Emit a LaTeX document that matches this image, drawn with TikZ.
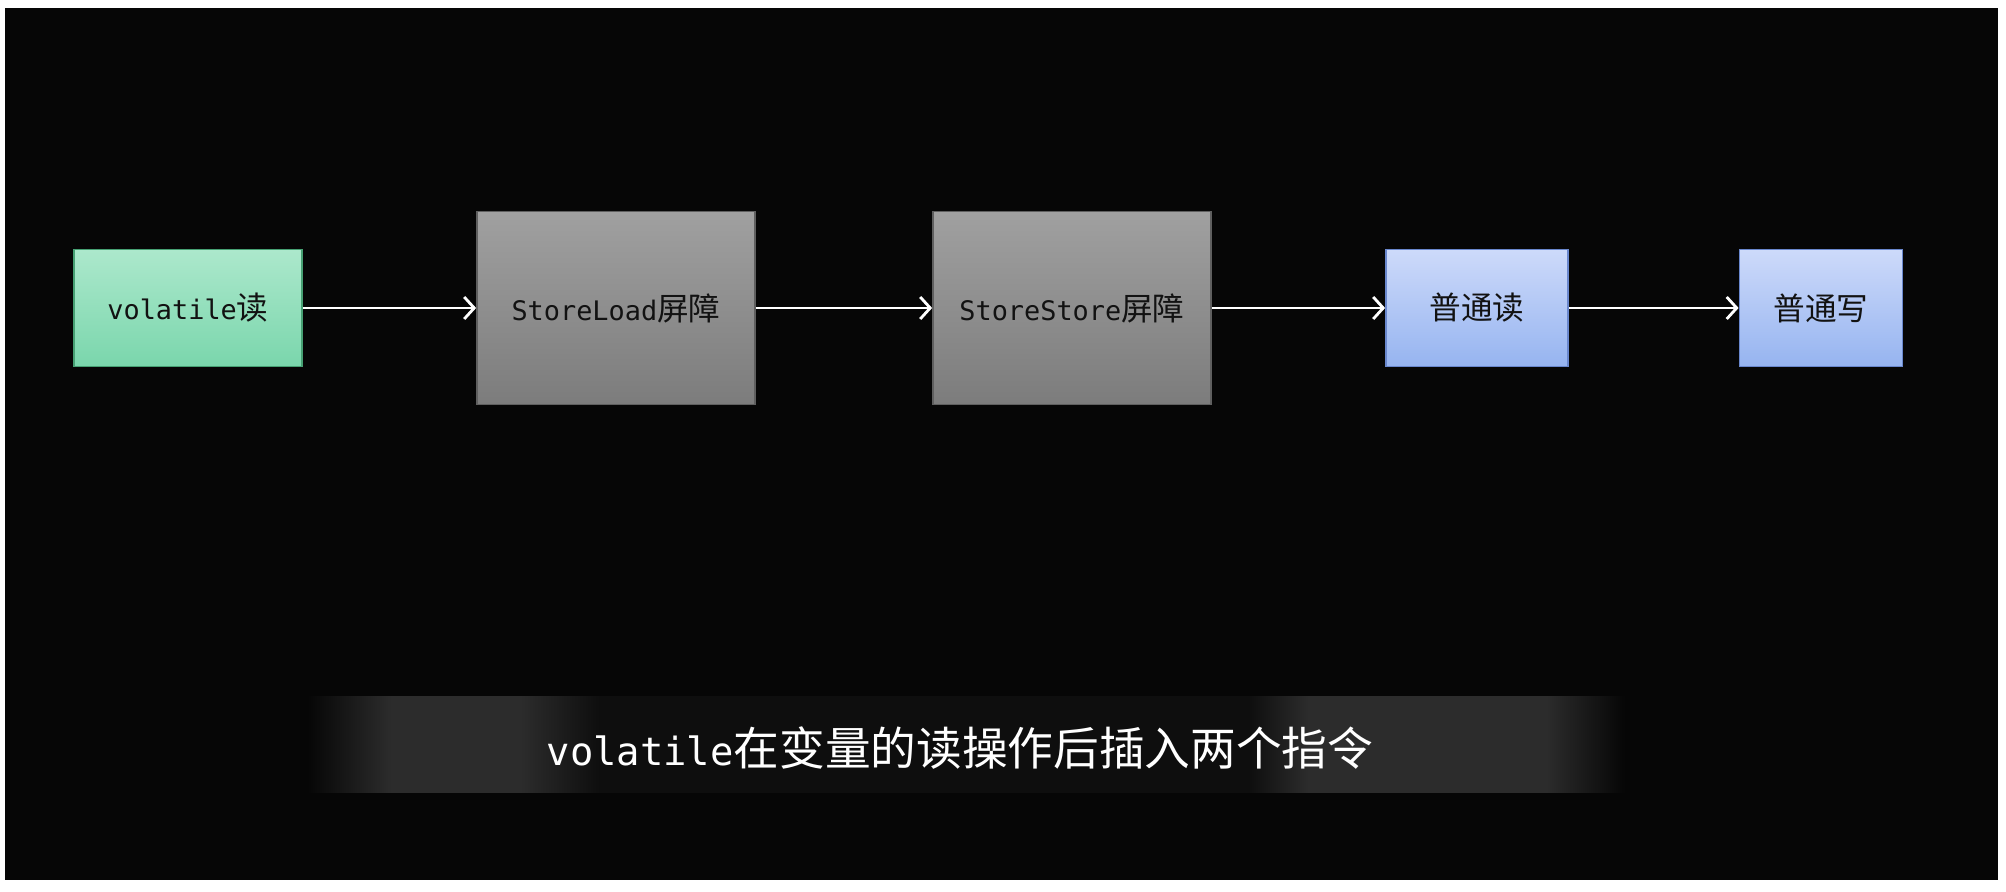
\documentclass[tikz,border=0pt]{standalone}
\usepackage{fontspec}
\usepackage{xcolor}
\usepackage{tikz}
\usetikzlibrary{arrows.meta, positioning, backgrounds}
\setmonofont[Scale=0.85]{DejaVu Sans Mono}
\newfontfamily\cjk{Noto Sans CJK SC}
\definecolor{bgdark}{RGB}{6, 6, 6}
\definecolor{bandlight}{RGB}{44, 44, 44}
\definecolor{banddark}{RGB}{14, 14, 14}
\definecolor{mintTop}{RGB}{172, 232, 204}
\definecolor{mintBottom}{RGB}{122, 214, 172}
\definecolor{mintEdge}{RGB}{70, 160, 115}
\definecolor{greyTop}{RGB}{160, 160, 160}
\definecolor{greyBottom}{RGB}{124, 124, 124}
\definecolor{greyEdge}{RGB}{95, 95, 95}
\definecolor{skyTop}{RGB}{205, 218, 250}
\definecolor{skyBottom}{RGB}{150, 180, 240}
\definecolor{skyEdge}{RGB}{105, 135, 205}
\definecolor{inktext}{RGB}{18, 18, 18}
\pgfdeclarehorizontalshading{captionglow}{100bp}{color(0bp)=(bgdark); color(25bp)=(bgdark); color(28.2bp)=(bandlight); color(33.1bp)=(bandlight); color(36.1bp)=(banddark); color(60.7bp)=(banddark); color(63bp)=(bandlight); color(72bp)=(bandlight); color(75bp)=(bgdark); color(100bp)=(bgdark)}

\begin{document}
\begin{tikzpicture}[
    x=0.1mm, y=-0.1mm,
    opbox/.style={draw, line width=0.5pt, align=center, inner sep=0pt, text=inktext, font=\fontsize{9}{11}\selectfont},
    readbox/.style={opbox, draw=mintEdge, top color=mintTop, bottom color=mintBottom, minimum height=11.7mm},
    fencebox/.style={opbox, draw=greyEdge, top color=greyTop, bottom color=greyBottom, minimum width=27.8mm, minimum height=19.3mm},
    plainbox/.style={opbox, draw=skyEdge, top color=skyTop, bottom color=skyBottom, minimum height=11.7mm},
    flow/.style={-{Straight Barb[length=1mm, width=2.2mm]}, draw=white, line width=0.8pt}
]
\useasboundingbox (0,0) rectangle (2006,892);

% Backdrop with white frame
\fill[white] (0,0) rectangle (2006,892);
\fill[bgdark] (5,8) rectangle (1998,880);

% Caption band
\shade[shading=captionglow] (307,697) rectangle (1625,793);

% Instruction sequence
\node[readbox, minimum width=22.8mm] (vread) at (188,308) {\texttt{volatile}{\cjk 读}};
\node[fencebox] (sload) at (616,308) {\texttt{StoreLoad}{\cjk 屏障}};
\node[fencebox] (sstore) at (1072,308) {\texttt{StoreStore}{\cjk 屏障}};
\node[plainbox, minimum width=18.2mm] (nread) at (1477,308) {\cjk 普通读};
\node[plainbox, minimum width=16.3mm] (nwrite) at (1821,308) {\cjk 普通写};

\draw[flow] (vread) -- (sload);
\draw[flow] (sload) -- (sstore);
\draw[flow] (sstore) -- (nread);
\draw[flow] (nread) -- (nwrite);

% Caption
\node[text=white, font=\fontsize{13}{15}\selectfont] (caption) at (960,748) {\texttt{volatile}{\cjk 在变量的读操作后插入两个指令}};

\end{tikzpicture}
\end{document}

-.-.-

Your instructions:
Write out again every line above exactly as given; the pictures do not belong in the copy.

Exercise response:
Emit a LaTeX document that matches this image, drawn with TikZ.
\documentclass[tikz,border=0pt]{standalone}
\usepackage{fontspec}
\usepackage{xcolor}
\usepackage{tikz}
\usetikzlibrary{arrows.meta, positioning, backgrounds}
\setmonofont[Scale=0.85]{DejaVu Sans Mono}
\newfontfamily\cjk{Noto Sans CJK SC}
\definecolor{bgdark}{RGB}{6, 6, 6}
\definecolor{bandlight}{RGB}{44, 44, 44}
\definecolor{banddark}{RGB}{14, 14, 14}
\definecolor{mintTop}{RGB}{172, 232, 204}
\definecolor{mintBottom}{RGB}{122, 214, 172}
\definecolor{mintEdge}{RGB}{70, 160, 115}
\definecolor{greyTop}{RGB}{160, 160, 160}
\definecolor{greyBottom}{RGB}{124, 124, 124}
\definecolor{greyEdge}{RGB}{95, 95, 95}
\definecolor{skyTop}{RGB}{205, 218, 250}
\definecolor{skyBottom}{RGB}{150, 180, 240}
\definecolor{skyEdge}{RGB}{105, 135, 205}
\definecolor{inktext}{RGB}{18, 18, 18}
\pgfdeclarehorizontalshading{captionglow}{100bp}{color(0bp)=(bgdark); color(25bp)=(bgdark); color(28.2bp)=(bandlight); color(33.1bp)=(bandlight); color(36.1bp)=(banddark); color(60.7bp)=(banddark); color(63bp)=(bandlight); color(72bp)=(bandlight); color(75bp)=(bgdark); color(100bp)=(bgdark)}

\begin{document}
\begin{tikzpicture}[
    x=0.1mm, y=-0.1mm,
    opbox/.style={draw, line width=0.5pt, align=center, inner sep=0pt, text=inktext, font=\fontsize{9}{11}\selectfont},
    readbox/.style={opbox, draw=mintEdge, top color=mintTop, bottom color=mintBottom, minimum height=11.7mm},
    fencebox/.style={opbox, draw=greyEdge, top color=greyTop, bottom color=greyBottom, minimum width=27.8mm, minimum height=19.3mm},
    plainbox/.style={opbox, draw=skyEdge, top color=skyTop, bottom color=skyBottom, minimum height=11.7mm},
    flow/.style={-{Straight Barb[length=1mm, width=2.2mm]}, draw=white, line width=0.8pt}
]
\useasboundingbox (0,0) rectangle (2006,892);

% Backdrop with white frame
\fill[white] (0,0) rectangle (2006,892);
\fill[bgdark] (5,8) rectangle (1998,880);

% Caption band
\shade[shading=captionglow] (307,697) rectangle (1625,793);

% Instruction sequence
\node[readbox, minimum width=22.8mm] (vread) at (188,308) {\texttt{volatile}{\cjk 读}};
\node[fencebox] (sload) at (616,308) {\texttt{StoreLoad}{\cjk 屏障}};
\node[fencebox] (sstore) at (1072,308) {\texttt{StoreStore}{\cjk 屏障}};
\node[plainbox, minimum width=18.2mm] (nread) at (1477,308) {\cjk 普通读};
\node[plainbox, minimum width=16.3mm] (nwrite) at (1821,308) {\cjk 普通写};

\draw[flow] (vread) -- (sload);
\draw[flow] (sload) -- (sstore);
\draw[flow] (sstore) -- (nread);
\draw[flow] (nread) -- (nwrite);

% Caption
\node[text=white, font=\fontsize{13}{15}\selectfont] (caption) at (960,748) {\texttt{volatile}{\cjk 在变量的读操作后插入两个指令}};

\end{tikzpicture}
\end{document}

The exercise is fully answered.